The takeaway: when you bring the cranberry jelly, you bring the fun.
To make this moment impactful and culturally contagious, we gave the jelly its own original dance track and turned the wobble into a dance that anyone could do, via a TikTok challenge.
Describe the craft & execution
Creative decisions were inspired by the strange product intrinsics: it’s red, tart, and jiggly. We used these alien qualities as our guide.
We constructed a relentlessly boring, beige Thanksgiving to be disrupted by the bright red jelly. We paid careful attention to set design and wardrobe, especially color.
We cast a mix of dancers and actors who could be subdued and bored, and then transform–moving their bodies wildly to mimic the jelly’s movements.
We composed an original dance track with Mack Goudy, Jr. that could compel wild movement.
Our shoot was one 12-hour day in Toronto.
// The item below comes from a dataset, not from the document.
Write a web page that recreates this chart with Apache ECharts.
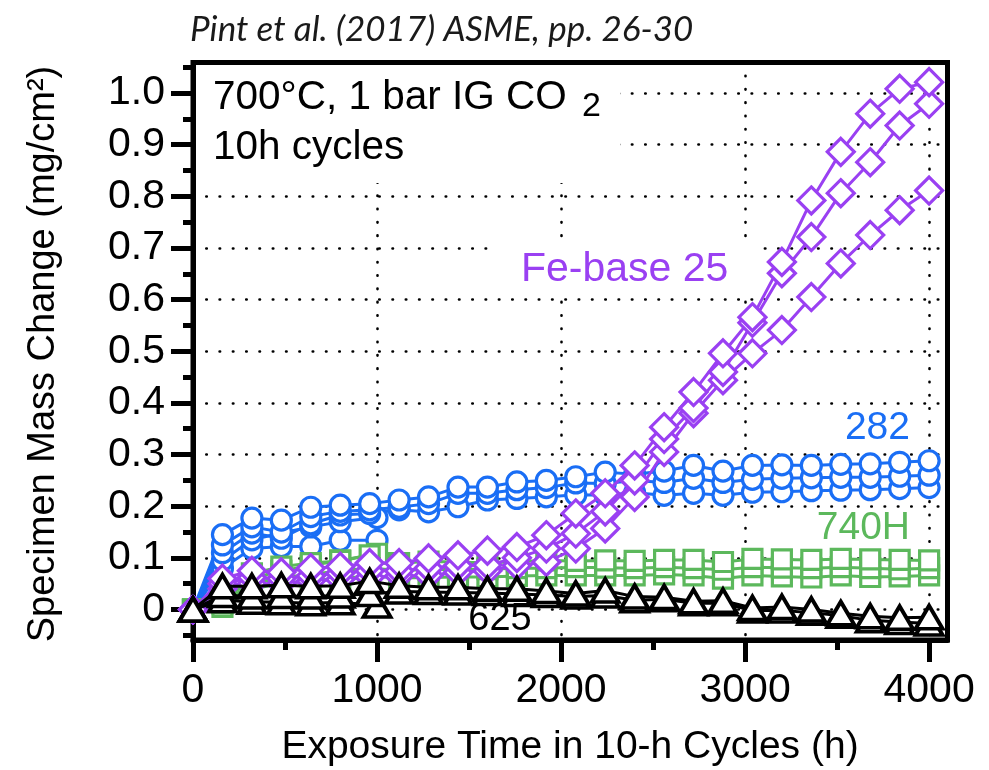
<!DOCTYPE html>
<html>
<head>
<meta charset="utf-8">
<script src="https://cdn.jsdelivr.net/npm/echarts@6/dist/echarts.min.js"></script>
<style>
  html, body { margin: 0; padding: 0; background: #fff; }
  #chart { width: 989px; height: 770px; }
</style>
</head>
<body>
<div id="chart"></div>
<script>
// Exposure times (h): long-term specimens and the short 1000 h specimens
const timeLong = [0, 160, 320, 480, 640, 800, 960, 1120, 1280, 1440, 1600, 1760, 1920,
  2080, 2240, 2400, 2560, 2720, 2880, 3040, 3200, 3360, 3520, 3680, 3840, 4000];
const timeShort = [0, 160, 320, 480, 640, 800, 1000];

// Alloy 282 specimens (mg/cm2)
const alloy282A = [0, 0.145, 0.177, 0.173, 0.198, 0.202, 0.205, 0.212, 0.218, 0.237, 0.237, 0.247, 0.250,
  0.257, 0.266, 0.262, 0.268, 0.279, 0.268, 0.279, 0.280, 0.279, 0.281, 0.282, 0.285, 0.288];
const alloy282B = [0, 0.125, 0.160, 0.150, 0.180, 0.190, 0.193, 0.198, 0.205, 0.225, 0.225, 0.232, 0.236,
  0.245, 0.244, 0.250, 0.246, 0.254, 0.246, 0.252, 0.254, 0.255, 0.256, 0.256, 0.258, 0.260];
const alloy282C = [0, 0.110, 0.148, 0.138, 0.166, 0.183, 0.186, 0.193, 0.189, 0.199, 0.212, 0.215, 0.218,
  0.222, 0.221, 0.226, 0.221, 0.225, 0.221, 0.227, 0.228, 0.230, 0.231, 0.232, 0.234, 0.236];
const alloy282D = [0, 0.080, 0.118, 0.122, 0.122, 0.134, 0.134];
const alloy282E = [0, 0.095, 0.135, 0.148, 0.160, 0.170, 0.178];

// Alloy 740H specimens
const alloy740A = [0, 0.020, 0.070, 0.083, 0.090, 0.094, 0.105, 0.090, 0.093, 0.092, 0.090, 0.093, 0.095,
  0.094, 0.095, 0.094, 0.096, 0.096, 0.092, 0.098, 0.097, 0.096, 0.098, 0.097, 0.096, 0.095];
const alloy740B = [0, 0.012, 0.050, 0.062, 0.068, 0.075, 0.080, 0.076, 0.077, 0.078, 0.078, 0.080, 0.080,
  0.082, 0.081, 0.080, 0.082, 0.080, 0.077, 0.082, 0.081, 0.080, 0.082, 0.080, 0.078, 0.080];
const alloy740C = [0, 0.005, 0.040, 0.050, 0.056, 0.060, 0.065, 0.061, 0.062, 0.063, 0.063, 0.065, 0.066,
  0.066, 0.066, 0.066, 0.068, 0.066, 0.060, 0.066, 0.064, 0.062, 0.066, 0.063, 0.064, 0.066];
const alloy740D = [0, 0.015, 0.060, 0.075, 0.085, 0.095, 0.108];

// Fe-base 25 specimens
const feBaseA = [0, 0.060, 0.075, 0.072, 0.080, 0.083, 0.090, 0.090, 0.099, 0.105, 0.114, 0.121, 0.144,
  0.186, 0.225, 0.279, 0.353, 0.421, 0.496, 0.566, 0.673, 0.792, 0.886, 0.960, 1.008, 1.021];
const feBaseB = [0, 0.050, 0.062, 0.060, 0.065, 0.070, 0.075, 0.075, 0.080, 0.085, 0.086, 0.100, 0.118,
  0.147, 0.190, 0.250, 0.330, 0.390, 0.460, 0.555, 0.651, 0.721, 0.806, 0.866, 0.937, 0.979];
const feBaseC = [0, 0.040, 0.050, 0.050, 0.055, 0.058, 0.062, 0.065, 0.066, 0.072, 0.075, 0.085, 0.092,
  0.118, 0.157, 0.218, 0.305, 0.380, 0.444, 0.496, 0.541, 0.605, 0.670, 0.725, 0.773, 0.811];

// Alloy 625 specimens
const alloy625A = [0, 0.045, 0.045, 0.047, 0.045, 0.046, 0.055, 0.046, 0.043, 0.043, 0.040, 0.040, 0.036,
  0.031, 0.037, 0.025, 0.024, 0.016, 0.017, 0.003, 0.005, 0.000, -0.007, -0.013, -0.016, -0.015];
const alloy625B = [0, 0.028, 0.025, 0.026, 0.025, 0.027, 0.030, 0.035, 0.034, 0.033, 0.032, 0.030, 0.028,
  0.025, 0.027, 0.018, 0.020, 0.012, 0.012, -0.002, -0.002, -0.006, -0.012, -0.021, -0.024, -0.027];
const alloy625C = [0, 0.018, 0.015, 0.014, 0.012, 0.014, 0.008];

// Axis ticks
const xMajorTicks = [0, 1000, 2000, 3000, 4000];
const xMinorTicks = [500, 1500, 2500, 3500];
const yMajorTicks = [0, 0.1, 0.2, 0.3, 0.4, 0.5, 0.6, 0.7, 0.8, 0.9, 1.0];
const yMinorTicks = [-0.05, 0.05, 0.15, 0.25, 0.35, 0.45, 0.55, 0.65, 0.75, 0.85, 0.95, 1.05];

const FONT = '"Liberation Sans", Arial, Helvetica, sans-serif';
const BLUE = '#1a6ef5';
const GREEN = '#5cb85c';
const PURPLE = '#9a40f2';
const BLACK = '#000000';

function pairs(times, values) {
  return values.map((v, i) => [times[i], v]);
}

function specimen(times, values, color, symbol, size, z, border) {
  return {
    type: 'line',
    data: pairs(times, values),
    symbol: symbol,
    symbolSize: size,
    showSymbol: true,
    showAllSymbol: true,
    z: z,
    lineStyle: { color: color, width: 3 },
    itemStyle: { color: '#ffffff', borderColor: color, borderWidth: border || 3.2 },
    emphasis: { disabled: true },
    animation: false
  };
}

const tickLine = { color: '#000', width: 5 };
const gridDots = { color: '#000', width: 2.6, type: [0.5, 12.8], cap: 'round' };

const chart = echarts.init(document.getElementById('chart'), null, { renderer: 'canvas' });
chart.setOption({
  backgroundColor: '#ffffff',
  animation: false,
  grid: {
    left: 193, top: 62.5, width: 754.5, height: 577.5,
    show: true, borderColor: '#000', borderWidth: 5, backgroundColor: 'transparent'
  },
  xAxis: [
    {
      type: 'value', min: 0, max: 4100, position: 'bottom',
      axisLine: { show: true, onZero: false, lineStyle: tickLine },
      axisTick: { show: true, inside: false, length: 22, lineStyle: tickLine, customValues: xMajorTicks },
      axisLabel: {
        show: true, customValues: xMajorTicks, fontSize: 41, fontFamily: FONT, color: '#000', margin: 30,
        formatter: v => String(v)
      },
      splitLine: { show: true, lineStyle: gridDots }
    },
    {
      type: 'value', min: 0, max: 4100, position: 'bottom',
      axisLine: { show: false, onZero: false },
      axisTick: { show: true, inside: false, length: 10, lineStyle: tickLine, customValues: xMinorTicks },
      axisLabel: { show: false },
      splitLine: { show: false }
    }
  ],
  yAxis: [
    {
      type: 'value', min: -0.059, max: 1.059, position: 'left',
      axisLine: { show: true, onZero: false, lineStyle: tickLine },
      axisTick: { show: true, inside: false, length: 22, lineStyle: tickLine, customValues: yMajorTicks },
      axisLabel: {
        show: true, customValues: yMajorTicks, fontSize: 41, fontFamily: FONT, color: '#000', margin: 28,
        formatter: v => (Math.abs(v) < 1e-9 ? '0' : v.toFixed(1))
      },
      splitLine: { show: true, lineStyle: gridDots }
    },
    {
      type: 'value', min: -0.059, max: 1.059, position: 'left',
      axisLine: { show: false, onZero: false },
      axisTick: { show: true, inside: false, length: 10, lineStyle: tickLine, customValues: yMinorTicks },
      axisLabel: { show: false },
      splitLine: { show: false }
    }
  ],
  graphic: [
    // white panels behind the in-plot annotations
    { type: 'rect', silent: true, z: 1, shape: { x: 196, y: 65, width: 424, height: 118 }, style: { fill: '#fff' } },
    { type: 'rect', silent: true, z: 1, shape: { x: 495, y: 238, width: 262, height: 59 }, style: { fill: '#fff' } },
    { type: 'rect', silent: true, z: 1, shape: { x: 464, y: 600, width: 72, height: 36 }, style: { fill: '#fff' } },

    { type: 'text', silent: true, z: 20, x: 190, y: 30,
      style: { text: 'Pint et al. (2017) ASME, pp. 26-30', font: 'italic 35px Lato, "Open Sans", sans-serif', fill: '#1a1a1a', textAlign: 'left', textVerticalAlign: 'middle' } },

    { type: 'text', silent: true, z: 20, x: 213, y: 97.5,
      style: { text: '700°C, 1 bar IG CO', font: '40.5px ' + FONT, fill: '#000', textAlign: 'left', textVerticalAlign: 'middle' } },
    { type: 'text', silent: true, z: 20, x: 582, y: 107,
      style: { text: '2', font: '34px ' + FONT, fill: '#000', textAlign: 'left', textVerticalAlign: 'middle' } },
    { type: 'text', silent: true, z: 20, x: 213, y: 148,
      style: { text: '10h cycles', font: '40.5px ' + FONT, fill: '#000', textAlign: 'left', textVerticalAlign: 'middle' } },

    { type: 'text', silent: true, z: 20, x: 521, y: 270,
      style: { text: 'Fe-base 25', font: '41px ' + FONT, fill: PURPLE, textAlign: 'left', textVerticalAlign: 'middle' } },
    { type: 'text', silent: true, z: 20, x: 910, y: 428,
      style: { text: '282', font: '39px ' + FONT, fill: BLUE, textAlign: 'right', textVerticalAlign: 'middle' } },
    { type: 'text', silent: true, z: 20, x: 910, y: 528,
      style: { text: '740H', font: '39px ' + FONT, fill: GREEN, textAlign: 'right', textVerticalAlign: 'middle' } },
    { type: 'text', silent: true, z: 20, x: 500, y: 620,
      style: { text: '625', font: '38px ' + FONT, fill: '#000', textAlign: 'center', textVerticalAlign: 'middle' } },

    { type: 'text', silent: true, z: 20, x: 44, y: 354, rotation: Math.PI / 2,
      style: { text: 'Specimen Mass Change (mg/cm²)', font: '38px ' + FONT, fill: '#000', textAlign: 'center', textVerticalAlign: 'middle' } },
    { type: 'text', silent: true, z: 20, x: 570, y: 747,
      style: { text: 'Exposure Time in 10-h Cycles (h)', font: '39px ' + FONT, fill: '#000', textAlign: 'center', textVerticalAlign: 'middle' } }
  ],
  series: [
    specimen(timeShort, alloy282D, BLUE, 'circle', 20, 3),
    specimen(timeShort, alloy282E, BLUE, 'circle', 20, 3),
    specimen(timeLong, alloy282C, BLUE, 'circle', 20, 3),
    specimen(timeLong, alloy282B, BLUE, 'circle', 20, 3),
    specimen(timeLong, alloy282A, BLUE, 'circle', 20, 3),

    specimen(timeShort, alloy740D, GREEN, 'rect', 19, 4),
    specimen(timeLong, alloy740C, GREEN, 'rect', 19, 4),
    specimen(timeLong, alloy740B, GREEN, 'rect', 19, 4),
    specimen(timeLong, alloy740A, GREEN, 'rect', 19, 4),

    specimen(timeLong, feBaseC, PURPLE, 'diamond', 27, 5),
    specimen(timeLong, feBaseB, PURPLE, 'diamond', 27, 5),
    specimen(timeLong, feBaseA, PURPLE, 'diamond', 27, 5),

    specimen(timeShort, alloy625C, BLACK, 'triangle', [27, 23], 6, 3.8),
    specimen(timeLong, alloy625B, BLACK, 'triangle', [27, 23], 6, 3.8),
    specimen(timeLong, alloy625A, BLACK, 'triangle', [27, 23], 6, 3.8)
  ]
});
</script>
</body>
</html>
We executed within 60 business days, from first presentation to ship date (July - October).
With careful budgeting, we cut a :60, :30, :15, and :06s for TV, OLV and social.
We scaled the campaign with a TikTok dance challenge, wild postings, high-profile TV placements and a cranberry yule log video: the longest-ever pre-roll.
Describe the results
The campaign received over 4.5 billion PR impressions, making cranberry jelly the most talked-about product in pop culture for the holidays.
From TikTok to Twitter, Ocean Spray saw over 236k engagements. Brand mentions were up 77% YoY, with positive mentions up +399%, and all mentions staying 94% positive/neutral. The spot also had one of the highest completion rates on YouTube (+40% above benchmark).
Sales for cranberry jelly increased 27% YoY. Sales increased cross-portfolio too: Juice was up +6% vs YA and Dried Fruit +11%.
Ocean Spray experienced unprecedented lifts across nearly all aspects of the brand, and the industry and public reacted intensely to the work. From ranking on top ad lists to reactions from the public, there was a consistent theme. As one critic said, “If this is the future of advertising in a world of too many things fighting for your attention, I’m all for it.”
Is there any cultural context that would help the jury understand how this work was perceived by people in the country where it ran?
Cranberry jelly has been an American Thanksgiving staple for over 90 years. It’s a jellied fruit product that comes in a can. When you remove it from the can, the cranberry jelly retains the ridged shape of its container. It’s both a beloved tradition and a commonly-mocked food at the American Thanksgiving table.
It’s strange and unnatural-looking. It’s also delightfully bright red, sweet and tart. It goes great as a side to the traditional meal of roasted turkey and mashed potatoes.
Millennial consumers, who we needed to recruit, have been raised on more natural foods than previous generations and are suspicious of anything in a can. That makes canned cranberry jelly a difficult sell for them.
This generation is also in the process of creating their own meaningful holiday traditions, so selling the jelly as something traditionally important would not be effective with this audience.